Reflecting the powerful American domestic lobby that pushed for withholding dues from the UN over twenty years ago, Congress wants the UN to stop criticizing Israel and, in effect, dismantle the apparatus of resolutions that the rest of the world sees as a framework for a Middle East peace agreement. It is said that one of the attractions of academic politics is that participants pay no price for their folly. Similarly, Congress can attack or propose reforms for the UN, win political and financial support, and incur little penalty from the silent majority who, polls show, actually think the organization is a good thing.
Since it is probably too late to reframe the debate away from reform, the UN is doomed to a perpetually unrequited struggle to live up to the expectations it has publicly espoused. The UN Secretariat cannot ignore demands from its largest contributor. And in the present parlous state of UN/U.S. relations, the UN is not in a position to call attention to this underlying congressional strategy (though the candid remarks of U.S. Ambassador John Bolton often confirm the worst suspicions of the global south that the reforms are a takeover plot by the North in general, and the United States in particular).
A Fine Balance
Kofi Annan’s negotiating genius has been to balance institutional and functional changes in the United Nations system against aid and trade concessions for the developing world. One of the payoffs for the global south was the success of Annan’s team in bypassing John Bolton’s resistance and getting the commitment of the world community and even from George Bush, for the social and development targets of the Millennium Development Goals (even though it may be as hard a job again to implement the commitments) .
Another achievement has been the reinterpretation of international law and the UN Charter to incorporate the Responsibility to Protect, a recognition that the international community and the UN not only have the right, but the duty, to intervene when states fail to protect their citizens. Of course, there is a long distance from acceptance of the principle to its application, as the continuing horrors in Darfur and the new ones in Lebanon demonstrate. But to get states such as China, Sudan, and indeed Bolton’s United States to accept the principle will almost certainly go down as Kofi Annan’s greatest achievement. It reflects the occidentocentric view of reforms that neither the MDG, nor the Responsibility to Protect, is usually counted as a reform success.
A third major change has been the replacement of the Human Rights Commission, where many countries clustered precisely to thwart examination of their human rights records, with the Human Rights Council. The new body’s adoption of the principle of universal examination of national records was a welcome break with tradition.
After voting against the creation of the Council, the United States declined to seek membershipwhich was either a show of displeasure or a realistic awareness of John Bolton’s popularity. In keeping with past practice, the Bush administration didn’t bother to criticize the African group for adopting a slate of candidates that included Morocco and Egypt, because these are, in FDR’s terms, our human rights offenders.
Many American critics of the Council naively hoped that it would stop criticizing Israel. Those hopes were immediately dashed by a special session that did just that. As long as Israel provides its critics with so much ammunition, the Council will not likely give Israel a break, which suggests as well that it will be equally strict with other future offenders.
Set against the qualified success of the HRC is the most visible failure, the reform of the Security Council.
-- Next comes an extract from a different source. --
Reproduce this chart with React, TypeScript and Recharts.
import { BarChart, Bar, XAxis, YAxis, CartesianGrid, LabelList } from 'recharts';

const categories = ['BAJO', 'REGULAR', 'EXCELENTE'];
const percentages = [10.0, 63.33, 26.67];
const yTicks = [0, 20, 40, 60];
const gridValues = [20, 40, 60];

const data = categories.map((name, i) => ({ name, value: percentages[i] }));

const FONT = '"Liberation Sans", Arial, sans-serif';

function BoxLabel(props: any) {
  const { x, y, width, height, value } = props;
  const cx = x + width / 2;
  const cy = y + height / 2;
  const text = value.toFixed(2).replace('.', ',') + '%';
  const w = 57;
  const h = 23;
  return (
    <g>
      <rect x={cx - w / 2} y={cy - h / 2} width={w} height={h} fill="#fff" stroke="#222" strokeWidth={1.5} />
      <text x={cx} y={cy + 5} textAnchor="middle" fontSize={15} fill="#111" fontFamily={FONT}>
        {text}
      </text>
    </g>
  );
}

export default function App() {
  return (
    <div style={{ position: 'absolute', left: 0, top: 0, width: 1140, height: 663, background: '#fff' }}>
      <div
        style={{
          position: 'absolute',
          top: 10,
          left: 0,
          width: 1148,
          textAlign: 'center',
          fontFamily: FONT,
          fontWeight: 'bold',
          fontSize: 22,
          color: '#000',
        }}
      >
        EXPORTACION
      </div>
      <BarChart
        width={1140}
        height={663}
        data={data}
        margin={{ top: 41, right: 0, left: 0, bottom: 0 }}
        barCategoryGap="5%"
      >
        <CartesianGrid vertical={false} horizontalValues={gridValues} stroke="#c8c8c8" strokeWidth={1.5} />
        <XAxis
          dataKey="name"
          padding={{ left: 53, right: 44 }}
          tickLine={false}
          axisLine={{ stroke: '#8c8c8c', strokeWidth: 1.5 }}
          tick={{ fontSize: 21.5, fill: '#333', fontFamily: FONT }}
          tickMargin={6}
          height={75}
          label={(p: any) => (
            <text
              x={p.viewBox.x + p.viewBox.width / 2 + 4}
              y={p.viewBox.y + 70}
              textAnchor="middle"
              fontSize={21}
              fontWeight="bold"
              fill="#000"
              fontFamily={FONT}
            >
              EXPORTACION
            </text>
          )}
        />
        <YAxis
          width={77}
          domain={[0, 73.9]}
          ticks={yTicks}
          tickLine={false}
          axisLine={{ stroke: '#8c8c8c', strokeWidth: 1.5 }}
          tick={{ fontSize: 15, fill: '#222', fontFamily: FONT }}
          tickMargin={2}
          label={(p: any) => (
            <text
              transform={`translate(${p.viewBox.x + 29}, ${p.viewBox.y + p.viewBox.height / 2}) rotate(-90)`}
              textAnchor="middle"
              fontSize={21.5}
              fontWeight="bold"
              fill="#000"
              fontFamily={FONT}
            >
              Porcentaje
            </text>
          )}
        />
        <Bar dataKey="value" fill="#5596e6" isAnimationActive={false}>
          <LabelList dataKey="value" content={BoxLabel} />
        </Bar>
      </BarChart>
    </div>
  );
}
As I argued last year, this possibly has more to do with the national machismo of aspirant permanent members than with how efficient or representative the body is. It is precisely these contending ambitions of potential members that prevent expansion and other reforms.
Also at risk in this reform process is the influence of the General Assembly. One strategy of the reformers is to clear up obsolete mandates. There are indisputably far too many such mandates. Like the congressional resolutions criticizing the UN, there is little or no cost associated with supporting new tasks. The lack of selectivity has led to a loss of power for the Assembly compared with the Security Council.
The global south is also right to suspect a hidden agenda of clearing out pro-Palestinian resolutions and departments in favor of neoliberal economic and social nostrums. Again, Ambassador Bolton has done little to mitigate such suspicions. But the global south would be better off making more positive counter-proposals. The world really can live without mandates to investigate UFO’s or support conservative front organizations (Bolton’s favorite when he was at the State Department).
UN critics, understandably, go after the managerial shortcomings of the organization, which are tied to personnel policies among other matters. Certainly a root-and-branch reform of the Office of Human Resources Management is in order. While under the current system many delegates from the global south try to get jobs in the organization for themselves or their protégés, the alternative of an independent international civil service should not be a strategy by which Washington handpicks supportive insiders.
In the end, however, a real reform of the United Nations should not be about bureaucratic details. We should not measure efficiency by how long a piece of paper stays in an in-tray but by how long it takes to implement vital political decisions. Middle East resolutions, Western Sahara, Darfur, the Balkans, Congo, and an interminably long list of similar tragedies, Lebanon being the latest, await the attention of the UN. As part of a real reform process, senior UN officials should begin to be less discreet and publicly name and shame states that are ignoring, defying, and frustrating mandates. If such an airing of grievances in public embarrasses some of the loudest critics of the organization, so much the better.